The Town Guard freed up the British troops to take on the Boer Commandos in the district and between January and June 1901 there were a number of skirmishes between the British troops and the Commandos near Nieu Bethesda, Murraysburg, Aberdeen and Jansenville. Farming activity in the district was severely disrupted and in a desperate attempt to deprive the Boer Commandos of provisions a martial law notice issued in May 1901 decreed that “all forage including lucerne, hay, oathay, chaff, wheat, rye or barley, dried, in bundles is to be brought in Graaff-Reinet at once.”
All remaining commodities on the farms were to be destroyed. Those town councillors suspected of sympathies towards the Boer Republics experienced difficulties and by July three of these troublesome individuals were relocated to Port Alfred as undesirables.
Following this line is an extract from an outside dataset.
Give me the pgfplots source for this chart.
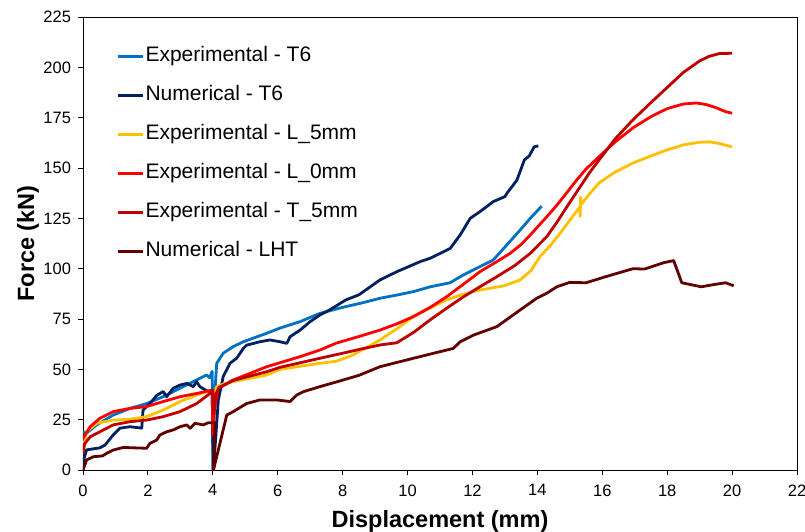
\documentclass[border=0pt]{standalone}
\usepackage{fontspec}
\setmainfont{Liberation Sans}
\usepackage{pgfplots}
\pgfplotsset{compat=1.18}
\definecolor{cExpT6}{HTML}{0070C0}
\definecolor{cNumT6}{HTML}{002060}
\definecolor{cL5}{HTML}{FFC000}
\definecolor{cL0}{HTML}{FF0000}
\definecolor{cT5}{HTML}{C00000}
\definecolor{cLHT}{HTML}{600000}
\begin{document}
\begin{tikzpicture}
\begin{axis}[
  scale only axis, width=714pt, height=453pt,
  xmin=0, xmax=22, ymin=0, ymax=225,
  xtick={0,2,...,22}, ytick={0,25,...,225},
  tick align=outside, xtick pos=bottom, ytick pos=left,
  major tick length=5pt,
  axis line style={line width=0.9pt, black},
  every tick/.style={black, line width=0.9pt},
  tick label style={font=\fontsize{16.5}{18}\selectfont},
  /pgf/number format/assume math mode=true,
  yticklabel style={xshift=-3.5pt},
  xticklabel style={yshift=-6pt},
  xlabel={Displacement (mm)}, ylabel={Force (kN)},
  label style={font=\fontsize{23.5}{26}\selectfont\bfseries},
  xlabel style={at={(axis description cs:0.5,0)}, anchor=base, yshift=-57pt},
  ylabel style={at={(axis description cs:-0.077,0.5)}, anchor=center},
  legend style={draw=none, fill=none, inner sep=0pt, at={(0,1)}, anchor=north west,
    xshift=33pt, yshift=-28pt, row sep=17pt,
    font=\fontsize{21}{23}\selectfont,
    nodes={inner sep=1.5pt, text height=15pt, text depth=4pt}},
  legend cell align=left,
  legend image code/.code={\draw[#1, line width=2.8pt] (0pt,0pt) -- (25pt,0pt);},
  every axis plot/.append style={line width=2.8pt, line join=round, mark=none},
]
\addplot[cExpT6] coordinates {
(0,19) (0.1,18.2) (0.42,22.4) (0.93,27.3) (1.45,30.6) (1.96,33) (2.47,36.4) (2.99,40.6) (3.5,44.7) (3.81,47.2) (3.9,45.8) (3.98,49) (4.0,0) (4.05,35) (4.12,53) (4.32,58) (4.63,61.3) (4.94,63.7) (5.66,67.9) (6.07,70.5) (6.69,73.7) (7.3,77.8) (8,80.8) (8.6,83) (9.15,85.3) (9.7,87) (10.18,88.6) (10.7,91) (11.31,93) (11.72,96.9) (12.23,101) (12.64,104.3) (13.06,111.8) (13.47,119.2) (13.78,125) (14.13,131)
};
\addlegendentry{Experimental - T6}
\addplot[cNumT6] coordinates {
(0,0) (0.02,5) (0.11,10) (0.52,11) (0.68,12.4) (0.93,17.4) (1.14,20.8) (1.45,21.5) (1.81,20.8) (1.85,29.8) (2.06,33) (2.27,37) (2.47,39) (2.58,36.4) (2.78,40.6) (2.99,42.2) (3.2,43) (3.4,41.4) (3.5,43.9) (3.6,41.4) (3.86,38.9) (3.98,38) (4.02,0) (4.17,34.8) (4.32,46.4) (4.53,53) (4.74,55.6) (4.94,60.4) (5.04,62) (5.45,63.7) (5.76,64.6) (6.07,63.7) (6.28,62.9) (6.38,66.2) (6.69,69.5) (7.0,73.7) (7.3,77) (7.6,79.5) (8.1,84.5) (8.5,87) (9.15,94.4) (9.67,98.5) (10.39,103.5) (10.7,105.2) (11.31,110) (11.62,116.7) (11.93,125) (12.23,128.3) (12.64,133.3) (13.0,135.8) (13.07,137.6) (13.37,144) (13.6,154) (13.75,156) (13.9,160.5) (14.03,161)
};
\addlegendentry{Numerical - T6}
\addplot[cL5] coordinates {
(0,10) (0.11,19) (0.42,23.2) (0.93,24.8) (1.45,25.2) (1.96,26.5) (2.47,29.8) (2.99,34) (3.5,37.2) (3.9,39.4) (4.0,38) (4.03,33) (4.1,41) (4.22,42.2) (4.63,43.9) (5.66,47.2) (6.07,50) (7.3,53) (7.8,54) (8.3,57) (8.7,60.5) (9.15,64.6) (9.7,70.5) (10.18,76.2) (10.7,80.5) (11.2,84.5) (11.7,87.2) (12.23,89.4) (12.95,91.4) (13.47,94.4) (13.8,99) (14.08,106) (14.4,111.5) (14.7,117.6) (15.0,124) (15.3,130.5) (15.32,126) (15.33,135.5) (15.35,132) (15.6,137) (15.9,142.6) (16.4,148) (16.95,152.5) (17.5,156) (18,159) (18.5,161.5) (19,162.8) (19.3,163) (19.6,162.2) (20,160.5)
};
\addlegendentry{Experimental - L\_5mm}
\addplot[cL0] coordinates {
(0,15.7) (0.22,21.5) (0.52,25.7) (0.93,29) (1.45,30.6) (1.96,31.5) (2.47,34) (2.99,36.4) (3.5,38) (3.98,39.7) (4.0,17.4) (4.05,30) (4.17,40.6) (4.6,44.5) (5.66,51.3) (6.69,56.3) (7.3,59.6) (7.8,63) (8.5,66.3) (9.15,69.5) (9.7,72.8) (10.18,76.2) (10.7,80.8) (11.2,86) (11.7,92) (12.23,98.5) (12.7,103) (13.16,107.6) (13.5,112) (13.78,116.7) (14.29,125.8) (14.6,131.5) (14.9,137.6) (15.21,144) (15.5,149.5) (15.9,155.6) (16.4,163) (16.95,170) (17.5,175.5) (18,179.5) (18.5,181.8) (18.9,182.3) (19.2,181.5) (19.5,180) (19.8,178) (20,177.2)
};
\addlegendentry{Experimental - L\_0mm}
\addplot[cT5] coordinates {
(0,8) (0.05,13) (0.22,16.5) (0.52,19) (0.93,22.4) (1.45,24) (1.96,24.8) (2.47,26.5) (2.99,29) (3.5,33) (3.91,38) (4.0,39.5) (4.03,28) (4.1,38) (4.2,41) (4.63,44.5) (5.66,48.8) (6.07,51) (7.3,55.5) (8,58) (8.6,60.2) (9.15,62.1) (9.67,63.2) (10.2,68.5) (10.69,74.5) (11.2,80.3) (11.72,86) (12.25,91.2) (12.75,96) (13.3,101.5) (13.78,107.6) (14.29,115.9) (14.6,123) (14.9,130.5) (15.32,140.7) (15.6,147.5) (15.9,154) (16.4,164.5) (16.95,174) (17.5,182.5) (18,190) (18.5,197.5) (19,203.2) (19.3,205.5) (19.6,206.8) (20,207)
};
\addlegendentry{Experimental - T\_5mm}
\addplot[cLHT] coordinates {
(0,0) (0.11,5) (0.32,6.6) (0.6,7) (0.73,8.3) (0.93,9.9) (1.24,11.2) (1.96,10.8) (2.06,13.2) (2.27,14.9) (2.37,17.4) (2.58,19) (2.78,19.9) (2.99,21.5) (3.2,22.4) (3.3,20.7) (3.45,23.2) (3.71,22.4) (3.86,23.5) (4.07,23.5) (4.02,0) (4.43,27.3) (4.63,29) (5.04,33) (5.45,34.8) (5.97,34.8) (6.38,34) (6.59,37.3) (6.79,38.9) (7.3,41.4) (7.8,43.7) (8.5,47) (9.15,51.3) (10.18,55.5) (11.41,60.4) (11.62,63.7) (12.03,67) (12.75,71.2) (13.47,79.5) (13.98,85.3) (14.29,87.8) (14.6,91) (15.0,93.2) (15.5,93) (16.1,96) (16.95,100) (17.3,99.8) (17.9,103) (18.2,104) (18.45,93) (19.05,91) (19.4,92) (19.8,93) (20.05,91.5)
};
\addlegendentry{Numerical - LHT}
\end{axis}
\pgfresetboundingbox
\useasboundingbox (current axis.south west) ++(-83pt,-61pt) rectangle ++(805pt,531pt);
\end{tikzpicture}
\end{document}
Graaff-Reinet was also witness to the trial of many of the Cape Rebels – those citizens of the Cape Colony that had taken up arms against the British. From April 1901 a number of Cape Rebels were put on trial on charges of High treason and many were sentenced to death with their executions taking place at different towns and villages across the Colony. Eight of these rebels were executed in Graaff-Reinet.
Included in this number was Commandant Gideon Scheepers who was captured near Prince Albert and who was found guilty on a charge of war crimes. On 2 December 1908 the bodies of seven of the men executed at Graaff-Reinet were laid to rest, the service of commemoration attended by 2,600 people. The remains of Gideon Scheepers were never found. The Anglo Boer memorial on the corner of Somerset and Donkin Streets was unveiled in 1908 and celebrates the lives of the eight men executed as traitors in the dying days of the war.
After the conclusion of the second Anglo Boer War Graaff-Reinet continued to develop becoming an important centre for education in the surrounding district. In 1920 Union High School opened its doors as an independent English Church school whilst the Hoer Volkskool was established in 1922 as the first Afrikaans language school in the old Cape Province. An important milestone in the development of Graaff-Reinet was the construction of the Van Ryneveld Dam which was completed in 1925. Graaff-Reinet received its first regular supply of tap water following the construction of the dam.
During the Second World War the men of the Middellandse or Midlands Regiment of Graaff-Reinet were amongst the 30,000 British and Commonwealth Troops captured by German Field Marshall Erwin Rommel at Tobruk in Libya in 1942. The Regiment was absorbed into the Rand Light Infantry after the Battle of Al Alamein as most of its members had been captured.
Between 1965 and 1981 Dr Anton Rupert contributed significantly to the culture and heritage of Graaff-Reinet by actively supporting the restoration of many of the town’s most significant and important homesteads and buildings. His enormous contribution to the town has resulted in the development of Graaff-Reinet as one of South Africa’s most significant cultural and heritage centres with more than 220 listed national monuments.